If you are laid off from your job or transitioning to a new employer, we recommend one simple tool – opening up an IRA. Each time you leave an employer, you can determine if it makes sense to roll your funds over into an IRA.

There are three primary reasons to consider this:

Open Architecture

If you roll your funds over into an IRA, you can invest in a much wider universe.  There is the opportunity to utilize low cost, no cost index funds, individual stocks, or best of breed mutual funds.  Do it yourself or work with a wealth manager.

Ease of Record Keeping

If you have multiple stops throughout your career it can be very difficult to keep track of many scattered accounts and monitor the investments in each. Other details, such as updating the beneficiaries, can be made more complicated if you own several accounts. If something unexpected should happen to you, it is also difficult for your family members to track an array of retirement accounts. Consolidating the 401(k)s into an IRA allows for a much more simplistic process.

Income Strategy

401(k)s are always designed for accumulation, but not always for income – Most 401k’s do not currently offer a wide array of options for generating a robust income strategy in retirement.  It wasn’t the intention of their design. They were typically designed for the employed to save funds tax deferred for future use.  When the future becomes the present – you may want a more specific withdrawal game plan. 

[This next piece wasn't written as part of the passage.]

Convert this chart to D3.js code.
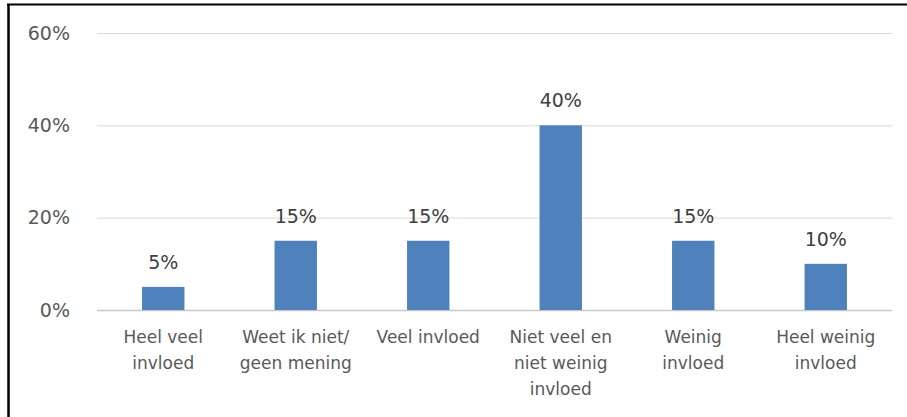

A couple important notes of caution. 

If you quit or are laid off between the ages of 55 and 59.5, there is a provision that allows you to pull from your current 401(k) plan without penalty – so you don’t want to immediately roll the current plan into an IRA until you have assessed this need fully.  Second, 401(k) plans can sometimes – apples to apples – have lower fees.  This should at least be taken into consideration.  It really depends on what you plan to own going forward.  Lastly – 401(k) plans tend to have greater bankruptcy/credit protection – whereas IRA laws are determined at the state level.  So, if you anticipate any legal actions in your near future – you may want to weigh this heavily.

Overall, when transitioning from an employer – whether as a result of switching jobs, a layoff, or retirement – we encourage you to move your 401(k) funds and/or consult with a financial advisor.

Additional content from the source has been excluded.